Marco was actually born and grew up in Basel.  But following a divorce when Marco was quite young, he lived with his German-speaking mother, never learning to correctly learn the Baseldytsch dialect.  Marco spoke standard German.  Marco’s story is a tale of a lad who wanted to become an authentic member of an FC Basel fan clique.  But his inability to understand Baseldytsch or to speak it without hiding his standard German accent continuously stigmatised him as a “corrupted” fan, one who endangers the authenticity of the traditional FC Basel fan community.

Marco wanted to become a member of the clique no matter the challenges.  He enlisted Percio to teach him the songs, the group chants, cheers, claps, and other FC Basel fan-worthy habits. In the end, and after a full educational course of FC Basel 101, Marco simply couldn’t manage to correctly articulate a particularly important vowel sound in Baseldytsch—even with occasional libations.  He was condemned to being outed as corrupt each time he let loose with his Germanised Baeldytsch.  Only if he was accompanied by a friend in the clique was he tolerated by the authentic Basel clique members.  Marco’s continuous effort to become authentic failed in the end.

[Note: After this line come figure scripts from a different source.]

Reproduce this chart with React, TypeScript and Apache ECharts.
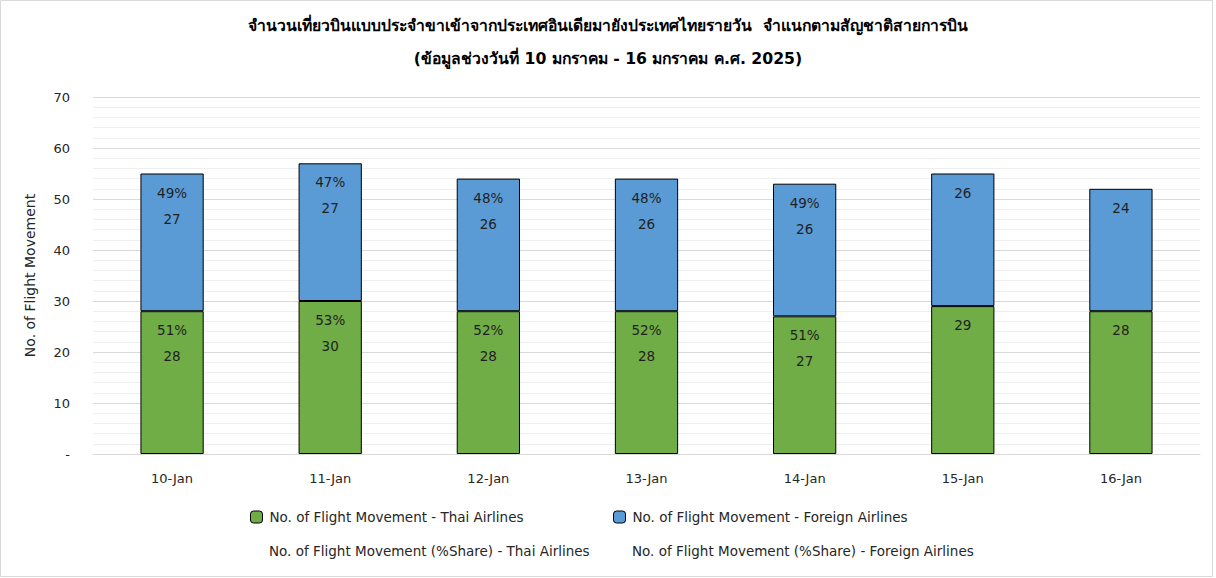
import React, { useEffect, useRef } from "react";
import * as echarts from "echarts";

const categories = ["10-Jan", "11-Jan", "12-Jan", "13-Jan", "14-Jan", "15-Jan", "16-Jan"];
const thaiFlights = [28, 30, 28, 28, 27, 29, 28];
const foreignFlights = [27, 27, 26, 26, 26, 26, 24];
const thaiShare: (number | null)[] = [51, 53, 52, 52, 51, null, null];
const foreignShare: (number | null)[] = [49, 47, 48, 48, 49, null, null];
const yTicks = { min: 0, max: 70, interval: 10 };

const titleText =
  "จำนวนเที่ยวบินแบบประจำขาเข้าจากประเทศอินเดียมายังประเทศไทยรายวัน  จำแนกตามสัญชาติสายการบิน\n(ข้อมูลช่วงวันที่ 10 มกราคม - 16 มกราคม ค.ศ. 2025)";

const S_THAI = "No. of Flight Movement - Thai Airlines";
const S_FOREIGN = "No. of Flight Movement - Foreign Airlines";
const S_THAI_SHARE = "No. of Flight Movement (%Share) - Thai Airlines";
const S_FOREIGN_SHARE = "No. of Flight Movement (%Share) - Foreign Airlines";

const FONT = "Tahoma, 'DejaVu Sans', 'Noto Sans', sans-serif";

function makeLabel(shares: (number | null)[]) {
  return {
    show: true,
    position: "insideTop" as const,
    distance: 6,
    fontFamily: FONT,
    fontSize: 13.5,
    color: "#1f1f1f",
    lineHeight: 26,
    formatter: (p: any) => {
      const s = shares[p.dataIndex];
      return s == null ? String(p.value) : `${s}%\n${p.value}`;
    },
  };
}

export default function App() {
  const ref = useRef<HTMLDivElement>(null);
  useEffect(() => {
    if (!ref.current) return;
    const chart = echarts.init(ref.current, undefined, { renderer: "svg" });
    const legendBase = {
      orient: "horizontal" as const,
      itemWidth: 12,
      itemHeight: 12,
      itemGap: 0,
      textStyle: { fontFamily: FONT, fontSize: 13.5, color: "#262626", padding: [0, 0, 0, 2] },
      padding: 0,
    };
    chart.setOption({
      animation: false,
      backgroundColor: "#ffffff",
      title: {
        text: titleText,
        left: "center",
        top: 4,
        textStyle: { fontFamily: FONT, fontSize: 15.7, fontWeight: "bold", color: "#000", lineHeight: 33 },
      },
      grid: { left: 93, right: 16, top: 97, bottom: 124, containLabel: false },
      legend: [
        { ...legendBase, left: 250, top: 510, data: [{ name: S_THAI, itemStyle: { borderColor: "#000", borderWidth: 1 } }] },
        { ...legendBase, left: 613, top: 510, data: [{ name: S_FOREIGN, itemStyle: { borderColor: "#000", borderWidth: 1 } }] },
        { ...legendBase, left: 250, top: 544, data: [{ name: S_THAI_SHARE, icon: "none" }] },
        { ...legendBase, left: 613, top: 544, data: [{ name: S_FOREIGN_SHARE, icon: "none" }] },
      ],
      xAxis: {
        type: "category",
        data: categories,
        axisLine: { show: true, lineStyle: { color: "#d9d9d9", width: 1 } },
        axisTick: { show: false },
        axisLabel: { fontFamily: FONT, fontSize: 13, color: "#262626", margin: 18 },
      },
      yAxis: {
        type: "value",
        min: yTicks.min,
        max: yTicks.max,
        interval: yTicks.interval,
        name: "No. of Flight Movement",
        nameLocation: "middle",
        nameRotate: 90,
        nameGap: 56,
        nameTextStyle: { fontFamily: FONT, fontSize: 14, color: "#262626" },
        axisLine: { show: false },
        axisTick: { show: false },
        axisLabel: {
          fontFamily: FONT,
          fontSize: 13,
          color: "#262626",
          margin: 23,
          formatter: (v: number) => (v === 0 ? "-" : String(v)),
        },
        splitLine: { show: true, lineStyle: { color: "#d9d9d9", width: 1 } },
        minorTick: { show: false, splitNumber: 5 },
        minorSplitLine: { show: true, lineStyle: { color: "#efefef", width: 1 } },
      },
      series: [
        {
          name: S_THAI,
          type: "bar",
          stack: "total",
          barWidth: "40%",
          data: thaiFlights,
          itemStyle: { color: "#70AD47", borderColor: "#000", borderWidth: 1 },
          label: makeLabel(thaiShare),
        },
        {
          name: S_FOREIGN,
          type: "bar",
          stack: "total",
          barWidth: "40%",
          data: foreignFlights,
          itemStyle: { color: "#5B9BD5", borderColor: "#000", borderWidth: 1 },
          label: makeLabel(foreignShare),
        },
        { name: S_THAI_SHARE, type: "line", data: [], symbol: "none", lineStyle: { opacity: 0 } },
        { name: S_FOREIGN_SHARE, type: "line", data: [], symbol: "none", lineStyle: { opacity: 0 } },
      ],
      graphic: [
        {
          type: "rect",
          shape: { x: 0.5, y: 0.5, width: 1212, height: 576 },
          style: { fill: "none", stroke: "#d9d9d9", lineWidth: 1 },
          silent: true,
        },
      ],
    });
    return () => chart.dispose();
  }, []);
  return (
    <div
      ref={ref}
      style={{ position: "fixed", left: 0, top: 0, width: 1216, height: 578 }}
    />
  );
}
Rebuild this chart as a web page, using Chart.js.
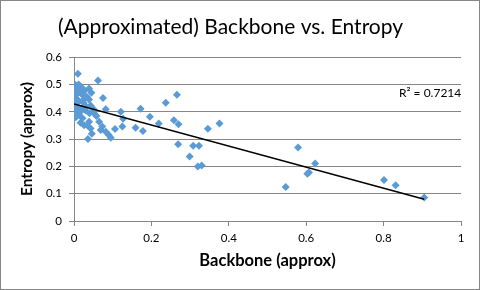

Miguel’s story illustrates a slightly different local fan intolerance.  He was brought on to coach FC Basel in 2014 because of his internationally successful playing and coaching experience. He is Portuguese.  Didn’t speak one whit of Baseldytsch or even Swiss German or standard German.  But Miguel spoke Italian, Spanish, French, and a bit of English.  As a polyglot, he certainly had a good chance of communicating with a truly international team.  But he was in Basel now.  In his initial press conference—which was in English—he told the local community how important it was for him to become accepted in Switzerland and Basel in particular.  He promised he would learn to speak German for good social and political reasons.  He was praised for making the promise.  He was given temporary legitimation.

But alas, Miguel didn’t make good on his promise.  Tensions grew between him and the local media.  The media’s access to the players for interviews was restricted. Training sessions were closed to the public.  The coach imposed English as the language for official communication between the media and the team.  One local player favourite was made the scapegoat for a lost match against the Grasshoppers Club Zurich, calling the player a “lovely boy” who eventually would get over being pulled from the game for allegedly allowing Zurich to score.  The local media felt the coach was unfair and disrespected the young Swiss player (and by extension the nation’s young players).  The media blasted Miguel for failing to exhibit local qualities, such as humility, the Swiss mentality, hard work, and speaking the language.  Miguel was still through and through a foreigner.

Language integrates and disintegrates

Language is a resource.  Without Baseldytsch or German of some sort in these two examples, affinity with a local community was compromised.  And absence of language as the proper tongue invalidated the status of Marcos and Miguel.  While language and dialect opens doors to be sure, they can also provide conditions to close them.  In these cases the doors closed.